I am eight years old looking in the shop window at all kinds of wonderful things but am captivated by a doll and I’m not a doll kind of kid. I’ve just spent a perfect early summer day playing with my younger brother and sister in the river, Mum and Dad walking and chatting as we played.
Earlier we had leapt across the steeping stones and trudged up the long steep hill for a view of the surrounding countryside. Dad had taken the time to name the wildflowers and birds we saw, just like he had with the tiny fish or butterflies we’d caught in our nets earlier. It was days like this that ingrained my love of nature.
Our energy had been restored after the walk with a picnic. A simple affair because we weren’t a well off family. There was tea out of flasks, egg and tomato or cheese and tomato sandwiches, pork pie and home made fruit scones with jam and butter, all served on an assortment of old crockery.
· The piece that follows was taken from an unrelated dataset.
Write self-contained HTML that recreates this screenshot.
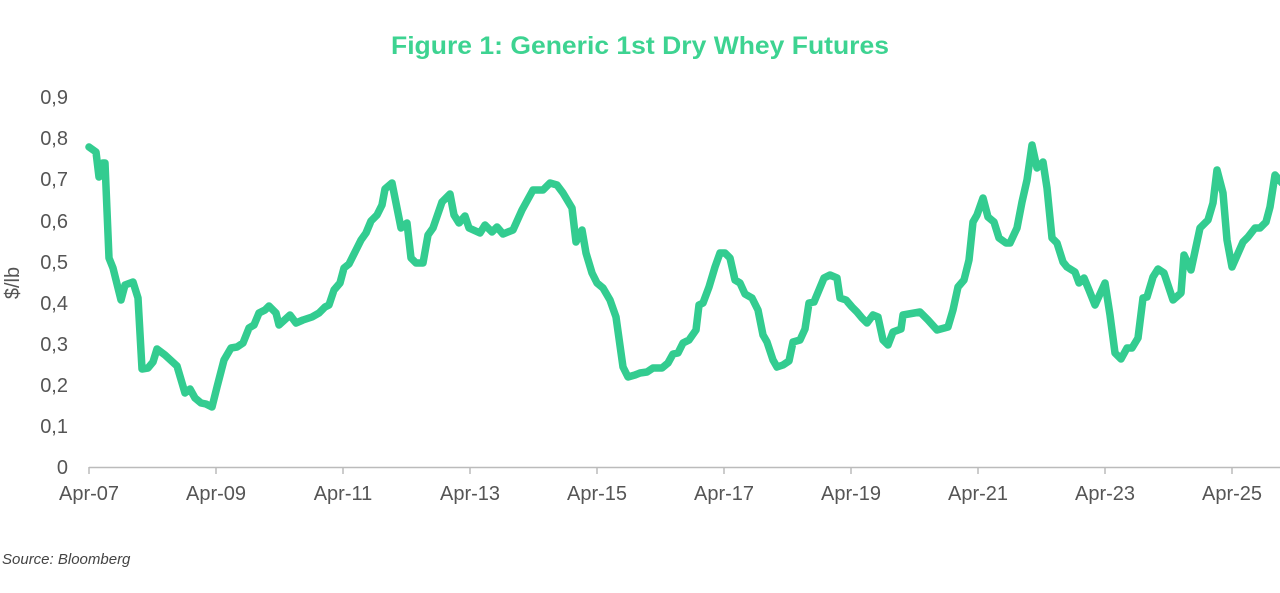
<!DOCTYPE html>
<html><head><meta charset="utf-8"><style>
body{margin:0;background:#fff;width:1280px;height:588px;overflow:hidden;font-family:"Liberation Sans",sans-serif}
</style></head><body>
<svg width="1280" height="588" viewBox="0 0 1280 588" xmlns="http://www.w3.org/2000/svg">
<text x="640" y="54" text-anchor="middle" font-family="Liberation Sans Narrow, Liberation Sans, sans-serif" font-weight="bold" font-size="25" fill="#3dd391" textLength="498" lengthAdjust="spacingAndGlyphs">Figure 1: Generic 1st Dry Whey Futures</text>
<g font-size="20" fill="#555" text-anchor="end">
<text x="68" y="474">0</text>
<text x="68" y="433">0,1</text>
<text x="68" y="392">0,2</text>
<text x="68" y="351">0,3</text>
<text x="68" y="310">0,4</text>
<text x="68" y="269">0,5</text>
<text x="68" y="228">0,6</text>
<text x="68" y="186">0,7</text>
<text x="68" y="145">0,8</text>
<text x="68" y="104">0,9</text>
</g>
<text transform="translate(19,283) rotate(-90)" text-anchor="middle" font-size="20" fill="#555">$/lb</text>
<line x1="89" y1="467.5" x2="1280" y2="467.5" stroke="#bbb" stroke-width="1.5"/>
<g stroke="#bbb" stroke-width="1.5">
<line x1="89" y1="467" x2="89" y2="474"/><line x1="216" y1="467" x2="216" y2="474"/><line x1="343" y1="467" x2="343" y2="474"/><line x1="470" y1="467" x2="470" y2="474"/><line x1="597" y1="467" x2="597" y2="474"/><line x1="724" y1="467" x2="724" y2="474"/><line x1="851" y1="467" x2="851" y2="474"/><line x1="978" y1="467" x2="978" y2="474"/><line x1="1105" y1="467" x2="1105" y2="474"/><line x1="1232" y1="467" x2="1232" y2="474"/>
</g>
<g font-size="20" fill="#555" text-anchor="middle">
<text x="89" y="500">Apr-07</text><text x="216" y="500">Apr-09</text><text x="343" y="500">Apr-11</text><text x="470" y="500">Apr-13</text><text x="597" y="500">Apr-15</text><text x="724" y="500">Apr-17</text><text x="851" y="500">Apr-19</text><text x="978" y="500">Apr-21</text><text x="1105" y="500">Apr-23</text><text x="1232" y="500">Apr-25</text>
</g>
<polyline fill="none" stroke="#33cc90" stroke-width="7.5" stroke-linejoin="round" stroke-linecap="round" points="89,147 96,152 99,177 103,163 105,163 109,258 113,268 121,300 125,285 133,282 138,298 142,369 148,368 153,362 157,349 165,355 177,366 185,393 190,389 195,398 201,403 206,404 212,407 217,387 224,360 231,348 237,347 243,343 249,328 254,325 259,313 265,310 269,306 276,313 279,325 290,315 296,323 303,320 312,317 319,313 325,307 329,305 334,290 340,283 344,268 349,264 356,250 361,240 366,233 371,221 377,215 382,205 385,189 392,183 395,198 401,228 407,223 411,258 416,263 423,263 428,235 433,228 442,202 450,194 454,215 459,223 465,216 469,228 480,233 485,225 492,232 497,227 503,234 513,230 522,210 533,190 543,190 550,183 557,185 563,193 572,208 576,242 582,230 586,253 592,273 597,283 603,288 610,300 616,317 623,367 628,377 635,375 640,373 647,372 653,368 662,368 668,363 673,354 678,353 683,343 689,340 696,330 699,305 703,303 709,287 715,267 720,253 725,253 730,258 735,280 740,283 745,294 752,298 758,310 763,335 767,342 773,360 777,367 783,365 789,361 793,342 800,340 805,329 809,303 814,302 824,278 830,275 837,278 840,298 846,300 852,307 857,312 862,318 867,323 873,315 878,317 883,340 888,345 893,332 901,329 903,315 920,312 928,320 937,330 948,327 953,310 958,287 964,280 969,260 973,222 977,215 983,198 988,217 994,222 999,238 1006,243 1010,243 1017,228 1022,202 1027,180 1032,145 1037,168 1043,162 1047,188 1052,238 1057,243 1063,262 1067,267 1075,272 1079,283 1084,278 1089,290 1095,305 1105,283 1110,315 1115,353 1121,359 1127,348 1132,348 1138,338 1143,298 1147,297 1153,277 1158,269 1164,273 1173,300 1181,293 1184,255 1191,270 1200,228 1208,220 1213,203 1217,170 1223,193 1227,240 1232,267 1243,242 1248,237 1255,228 1260,228 1266,222 1270,207 1275,175 1282,183"/>
<text x="2" y="564" font-size="15" font-style="italic" fill="#444">Source: Bloomberg</text>
</svg>
</body></html>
Days like these were rare because Dad worked six days a week at the colliery. We lived in a colliery house and Mum was a stay-at-home mum. So it was wonderful to spend this kind of time with them both away from the village and the ever lingering smell of coal smoke.
Mum is very surprised that it isn’t the bike, bats and balls or skipping rope that take my fancy, legacy of having three older brothers that aren’t out with us today, but a doll! A last lingering look at the doll and we head back to the car, my mind distracted from her when we stop at the fish pond to watch the koi carp, whilst Dad nips back to the tobacconist for five cigarettes. We make several more trips back to Matlock that summer though I never see my doll in the window again, Dad always pops in next door to buy a few cigarettes whilst we watch the fish.
My December birthday comes and goes and so does Christmas. I’d had some nice presents, mostly homemade, and was content. We were getting ready to sit down to Christmas dinner and I was asked to fetch an extra chair for Nan from my room. There in my room was my doll. I cried, I always cried when I was very happy, I still do!
I am now fifty-something years old, in my bedroom, looking at all kinds of wonderful things but am still captivated by my doll. Her face has had to be redrawn a couple of times and her pink leather boots perished a long time ago, replaced with a close approximation made out of felt, with wool for the laces. She isn’t your standard plastic baby doll, she is a three foot high, rag doll in a purple flowery dress with lace trimming. Ever since the day I saw her she has felt like a friend, someone I could make up stories with. Her dark straw coloured hair in pigtails, tied with purple felt ribbon, is a real dust catcher but I love her still.
A constant by my side that Dad had paid for in instalments whilst supposedly buying cigarettes and sneaked into the car on our last visit to Matlock that summer.